» WRITTEN PROBLEM
Below is a block of records. Copy every line in it that contains the word "matplotlib".
****************************************
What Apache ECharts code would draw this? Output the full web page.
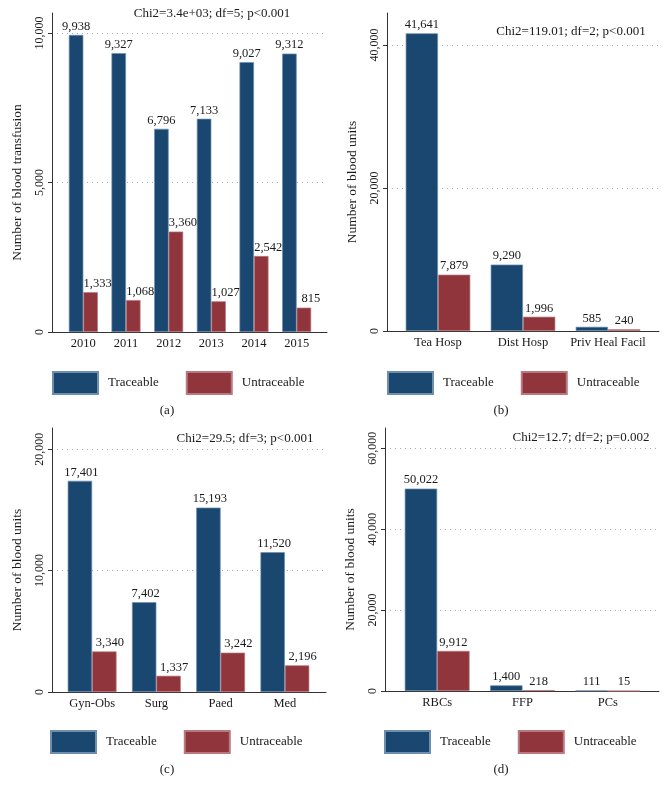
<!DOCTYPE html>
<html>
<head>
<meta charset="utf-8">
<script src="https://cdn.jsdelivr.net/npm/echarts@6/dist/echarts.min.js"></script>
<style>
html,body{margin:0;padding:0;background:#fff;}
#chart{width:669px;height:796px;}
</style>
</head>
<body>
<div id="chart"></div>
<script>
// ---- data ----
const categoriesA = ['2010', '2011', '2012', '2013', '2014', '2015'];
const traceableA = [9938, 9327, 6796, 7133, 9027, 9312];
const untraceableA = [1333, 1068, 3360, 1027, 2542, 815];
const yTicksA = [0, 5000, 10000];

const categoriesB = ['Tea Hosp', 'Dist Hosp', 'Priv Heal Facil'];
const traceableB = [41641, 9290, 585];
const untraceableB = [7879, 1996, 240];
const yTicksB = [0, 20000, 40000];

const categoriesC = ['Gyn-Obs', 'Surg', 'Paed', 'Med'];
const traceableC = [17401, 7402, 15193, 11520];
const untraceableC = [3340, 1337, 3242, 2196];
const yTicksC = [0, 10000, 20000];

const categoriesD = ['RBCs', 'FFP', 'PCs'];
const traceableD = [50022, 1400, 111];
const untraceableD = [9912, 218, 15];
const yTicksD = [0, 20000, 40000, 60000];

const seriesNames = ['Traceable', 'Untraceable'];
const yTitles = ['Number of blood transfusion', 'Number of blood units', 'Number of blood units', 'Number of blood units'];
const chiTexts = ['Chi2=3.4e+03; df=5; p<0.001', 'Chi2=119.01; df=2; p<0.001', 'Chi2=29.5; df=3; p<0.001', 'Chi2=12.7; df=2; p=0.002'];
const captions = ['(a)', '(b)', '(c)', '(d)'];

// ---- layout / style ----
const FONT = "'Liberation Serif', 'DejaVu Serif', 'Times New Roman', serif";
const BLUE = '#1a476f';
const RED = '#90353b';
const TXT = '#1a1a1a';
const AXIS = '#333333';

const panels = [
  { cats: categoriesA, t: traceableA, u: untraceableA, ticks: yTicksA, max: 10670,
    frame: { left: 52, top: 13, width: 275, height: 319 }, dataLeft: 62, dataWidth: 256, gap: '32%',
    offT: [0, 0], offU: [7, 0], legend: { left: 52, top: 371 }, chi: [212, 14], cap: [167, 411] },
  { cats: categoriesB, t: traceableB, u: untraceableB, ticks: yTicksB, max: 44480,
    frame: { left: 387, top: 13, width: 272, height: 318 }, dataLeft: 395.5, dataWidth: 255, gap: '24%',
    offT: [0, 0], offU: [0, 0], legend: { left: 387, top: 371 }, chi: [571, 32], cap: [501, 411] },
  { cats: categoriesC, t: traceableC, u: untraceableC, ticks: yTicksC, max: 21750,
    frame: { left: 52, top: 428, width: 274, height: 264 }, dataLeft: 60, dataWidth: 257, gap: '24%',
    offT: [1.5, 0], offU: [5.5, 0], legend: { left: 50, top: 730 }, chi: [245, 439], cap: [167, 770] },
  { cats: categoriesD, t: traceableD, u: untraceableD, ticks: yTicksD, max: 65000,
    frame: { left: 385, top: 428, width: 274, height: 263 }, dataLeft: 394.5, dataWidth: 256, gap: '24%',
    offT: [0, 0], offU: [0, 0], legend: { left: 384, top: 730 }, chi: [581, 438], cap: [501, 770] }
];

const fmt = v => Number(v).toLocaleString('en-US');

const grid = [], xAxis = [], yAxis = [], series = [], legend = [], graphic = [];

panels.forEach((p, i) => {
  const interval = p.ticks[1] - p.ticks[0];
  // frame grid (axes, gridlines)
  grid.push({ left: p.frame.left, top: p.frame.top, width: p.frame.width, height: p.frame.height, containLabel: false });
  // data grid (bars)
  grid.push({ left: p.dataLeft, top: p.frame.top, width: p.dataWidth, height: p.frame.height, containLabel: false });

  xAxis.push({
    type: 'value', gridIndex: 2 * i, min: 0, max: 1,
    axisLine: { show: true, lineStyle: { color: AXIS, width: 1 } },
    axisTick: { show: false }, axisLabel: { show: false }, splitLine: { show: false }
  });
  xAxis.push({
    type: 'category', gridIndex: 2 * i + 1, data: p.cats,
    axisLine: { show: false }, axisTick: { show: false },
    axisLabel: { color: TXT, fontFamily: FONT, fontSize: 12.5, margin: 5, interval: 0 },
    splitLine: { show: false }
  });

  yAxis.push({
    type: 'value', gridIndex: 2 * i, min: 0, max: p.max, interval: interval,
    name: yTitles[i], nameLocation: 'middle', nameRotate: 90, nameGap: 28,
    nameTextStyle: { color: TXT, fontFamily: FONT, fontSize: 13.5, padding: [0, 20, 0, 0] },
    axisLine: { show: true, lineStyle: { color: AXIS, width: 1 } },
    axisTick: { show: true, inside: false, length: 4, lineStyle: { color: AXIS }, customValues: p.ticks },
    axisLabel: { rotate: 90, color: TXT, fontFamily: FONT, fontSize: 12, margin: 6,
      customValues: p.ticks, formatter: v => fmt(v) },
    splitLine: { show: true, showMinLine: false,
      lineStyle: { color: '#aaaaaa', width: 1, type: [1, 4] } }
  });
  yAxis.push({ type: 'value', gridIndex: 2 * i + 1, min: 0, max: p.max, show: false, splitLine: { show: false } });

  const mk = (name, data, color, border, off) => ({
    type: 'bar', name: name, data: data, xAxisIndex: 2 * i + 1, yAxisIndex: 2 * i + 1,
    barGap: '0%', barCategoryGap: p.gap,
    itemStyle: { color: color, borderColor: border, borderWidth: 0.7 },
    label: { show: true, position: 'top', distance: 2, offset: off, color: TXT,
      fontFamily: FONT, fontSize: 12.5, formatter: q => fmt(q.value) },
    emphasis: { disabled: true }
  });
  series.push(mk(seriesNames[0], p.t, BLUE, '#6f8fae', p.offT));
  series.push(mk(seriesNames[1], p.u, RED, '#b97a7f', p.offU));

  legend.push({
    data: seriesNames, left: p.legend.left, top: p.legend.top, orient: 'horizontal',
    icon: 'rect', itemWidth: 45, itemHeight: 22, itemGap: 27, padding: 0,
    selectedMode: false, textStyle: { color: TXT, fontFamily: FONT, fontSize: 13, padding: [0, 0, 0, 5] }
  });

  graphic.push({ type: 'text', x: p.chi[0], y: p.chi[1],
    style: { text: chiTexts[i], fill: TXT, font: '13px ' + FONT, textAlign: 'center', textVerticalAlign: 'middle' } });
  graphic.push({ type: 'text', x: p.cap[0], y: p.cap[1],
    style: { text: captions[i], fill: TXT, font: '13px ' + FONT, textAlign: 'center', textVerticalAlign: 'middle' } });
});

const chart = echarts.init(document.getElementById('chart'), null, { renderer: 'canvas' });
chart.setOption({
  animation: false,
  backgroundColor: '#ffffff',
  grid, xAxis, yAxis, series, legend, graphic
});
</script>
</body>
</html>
****************************************
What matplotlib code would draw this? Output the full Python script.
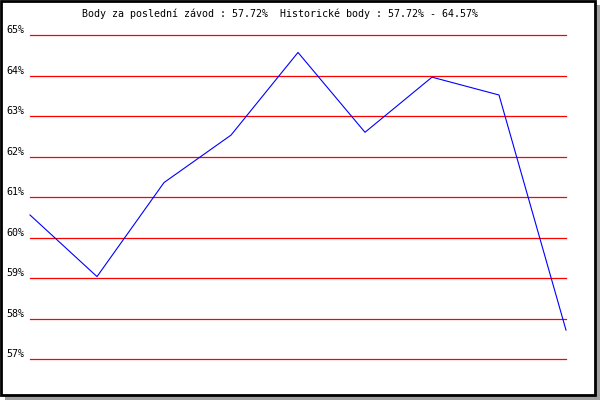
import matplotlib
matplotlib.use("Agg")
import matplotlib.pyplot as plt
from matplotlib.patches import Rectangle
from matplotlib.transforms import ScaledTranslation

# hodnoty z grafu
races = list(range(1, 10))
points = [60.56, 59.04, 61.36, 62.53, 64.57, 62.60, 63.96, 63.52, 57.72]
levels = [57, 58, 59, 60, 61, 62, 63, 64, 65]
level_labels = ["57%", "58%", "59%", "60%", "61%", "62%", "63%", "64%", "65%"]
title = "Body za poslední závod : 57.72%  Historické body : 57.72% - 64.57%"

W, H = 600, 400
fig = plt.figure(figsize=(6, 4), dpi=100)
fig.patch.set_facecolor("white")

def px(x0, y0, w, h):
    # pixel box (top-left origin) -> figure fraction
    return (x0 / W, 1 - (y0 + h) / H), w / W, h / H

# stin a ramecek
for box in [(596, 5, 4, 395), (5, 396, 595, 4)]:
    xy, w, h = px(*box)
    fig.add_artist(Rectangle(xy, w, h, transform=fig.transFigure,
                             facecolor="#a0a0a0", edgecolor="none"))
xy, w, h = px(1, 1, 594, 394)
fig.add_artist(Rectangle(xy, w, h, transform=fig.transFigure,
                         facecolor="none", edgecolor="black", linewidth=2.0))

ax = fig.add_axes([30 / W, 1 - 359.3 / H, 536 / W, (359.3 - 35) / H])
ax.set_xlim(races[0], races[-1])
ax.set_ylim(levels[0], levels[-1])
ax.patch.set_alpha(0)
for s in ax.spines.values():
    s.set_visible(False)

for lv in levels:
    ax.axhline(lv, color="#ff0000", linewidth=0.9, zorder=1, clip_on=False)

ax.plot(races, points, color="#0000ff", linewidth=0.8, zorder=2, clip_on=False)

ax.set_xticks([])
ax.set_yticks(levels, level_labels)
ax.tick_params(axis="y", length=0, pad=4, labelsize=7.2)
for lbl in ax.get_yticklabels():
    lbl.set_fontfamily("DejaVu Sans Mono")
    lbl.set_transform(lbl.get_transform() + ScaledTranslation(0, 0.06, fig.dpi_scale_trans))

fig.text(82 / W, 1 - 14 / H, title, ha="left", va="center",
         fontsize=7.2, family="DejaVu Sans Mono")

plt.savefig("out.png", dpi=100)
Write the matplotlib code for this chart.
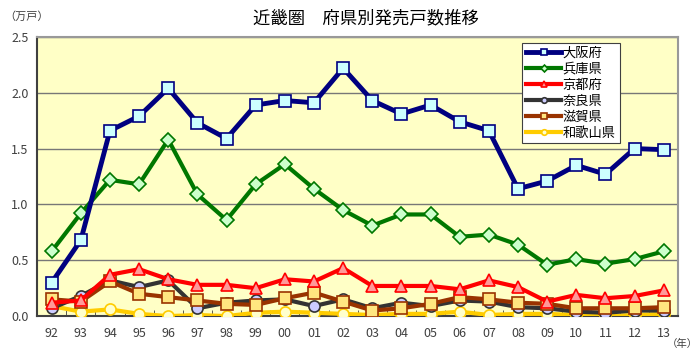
****************************************
» RESULT FOR THIS TASK
What matplotlib code would draw this? Output the full Python script.
import matplotlib
matplotlib.use("Agg")
import matplotlib.pyplot as plt
from matplotlib.patches import Rectangle
from matplotlib.transforms import ScaledTranslation
Write the matplotlib code for this chart.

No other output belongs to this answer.